### Problem
Produce a word-for-word copy of the listing below without its pictures.

## START Data section

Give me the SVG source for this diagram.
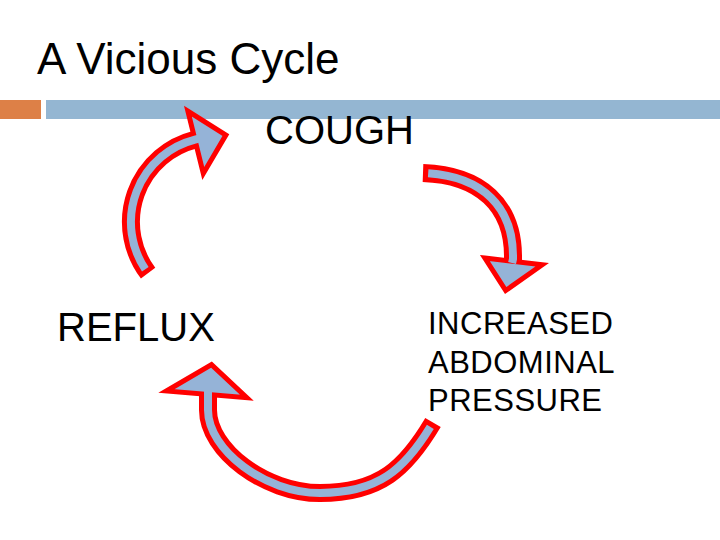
<svg xmlns="http://www.w3.org/2000/svg" width="720" height="540" viewBox="0 0 720 540">
<style>
.t{font-family:"Liberation Sans",Arial,sans-serif;fill:#000}
.p{letter-spacing:0.5px}
.sr{fill:none;stroke:#ff0000;stroke-width:18;stroke-linecap:butt}
.sb{fill:none;stroke:#95b3d7;stroke-width:8;stroke-linecap:butt;stroke-dasharray:0 5 3000}
.hd{fill:#95b3d7;stroke:#ff0000;stroke-width:5;stroke-linejoin:miter}
</style>
<rect x="0" y="0" width="720" height="540" fill="#fff"/>
<g id="header">
<rect x="0" y="100" width="41" height="19" fill="#dd8047"/>
<rect x="46" y="100" width="674" height="19" fill="#94b6d2"/>
<text class="t" x="37" y="74" font-size="44">A Vicious Cycle</text>
</g>
<g id="connectors">
<g id="arrow-reflux-cough">
<path class="sr" d="M148.1,273.2 A85,85 0 0 1 195,139.6 l3.9,-1"/>
<polygon class="hd" points="187.9,111.1 225.9,135.1 203.3,173.5"/>
<path class="sb" d="M148.1,273.2 A85,85 0 0 1 195,139.6 l3.9,-1"/>
</g>
<g id="arrow-cough-pressure">
<path class="sr" d="M423,173 C480,175 514,205 513,259 l-0.9,4"/>
<polygon class="hd" points="484.9,258.1 542.2,264.7 505.7,290.5"/>
<path class="sb" d="M423,173 C480,175 514,205 513,259 l-0.9,4"/>
</g>
<g id="arrow-pressure-reflux">
<path class="sr" d="M433,422.5 C406,468 380,493 320,493 C265,493 208,450 208,410 L208,393 l0,-4"/>
<polygon class="hd" points="166.4,391 211.5,364.6 246.8,397.7"/>
<path class="sb" d="M433,422.5 C406,468 380,493 320,493 C265,493 208,450 208,410 L208,393 l0,-4"/>
</g>
</g>
<g id="node-cough"><text class="t" x="265" y="144" font-size="40">COUGH</text></g>
<g id="node-reflux"><text class="t" x="57" y="341" font-size="40">REFLUX</text></g>
<g id="node-pressure">
<text class="t p" x="428" y="334" font-size="31">INCREASED</text>
<text class="t p" x="428" y="372.5" font-size="31">ABDOMINAL</text>
<text class="t p" x="428" y="411" font-size="31">PRESSURE</text>
</g>
</svg>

## END Data section

### Finished task
Give me the SVG source for this diagram.
<svg xmlns="http://www.w3.org/2000/svg" width="720" height="540" viewBox="0 0 720 540">
<style>
.t{font-family:"Liberation Sans",Arial,sans-serif;fill:#000}
.p{letter-spacing:0.5px}
.sr{fill:none;stroke:#ff0000;stroke-width:18;stroke-linecap:butt}
.sb{fill:none;stroke:#95b3d7;stroke-width:8;stroke-linecap:butt;stroke-dasharray:0 5 3000}
.hd{fill:#95b3d7;stroke:#ff0000;stroke-width:5;stroke-linejoin:miter}
</style>
<rect x="0" y="0" width="720" height="540" fill="#fff"/>
<g id="header">
<rect x="0" y="100" width="41" height="19" fill="#dd8047"/>
<rect x="46" y="100" width="674" height="19" fill="#94b6d2"/>
<text class="t" x="37" y="74" font-size="44">A Vicious Cycle</text>
</g>
<g id="connectors">
<g id="arrow-reflux-cough">
<path class="sr" d="M148.1,273.2 A85,85 0 0 1 195,139.6 l3.9,-1"/>
<polygon class="hd" points="187.9,111.1 225.9,135.1 203.3,173.5"/>
<path class="sb" d="M148.1,273.2 A85,85 0 0 1 195,139.6 l3.9,-1"/>
</g>
<g id="arrow-cough-pressure">
<path class="sr" d="M423,173 C480,175 514,205 513,259 l-0.9,4"/>
<polygon class="hd" points="484.9,258.1 542.2,264.7 505.7,290.5"/>
<path class="sb" d="M423,173 C480,175 514,205 513,259 l-0.9,4"/>
</g>
<g id="arrow-pressure-reflux">
<path class="sr" d="M433,422.5 C406,468 380,493 320,493 C265,493 208,450 208,410 L208,393 l0,-4"/>
<polygon class="hd" points="166.4,391 211.5,364.6 246.8,397.7"/>
<path class="sb" d="M433,422.5 C406,468 380,493 320,493 C265,493 208,450 208,410 L208,393 l0,-4"/>
</g>
</g>
<g id="node-cough"><text class="t" x="265" y="144" font-size="40">COUGH</text></g>
<g id="node-reflux"><text class="t" x="57" y="341" font-size="40">REFLUX</text></g>
<g id="node-pressure">
<text class="t p" x="428" y="334" font-size="31">INCREASED</text>
<text class="t p" x="428" y="372.5" font-size="31">ABDOMINAL</text>
<text class="t p" x="428" y="411" font-size="31">PRESSURE</text>
</g>
</svg>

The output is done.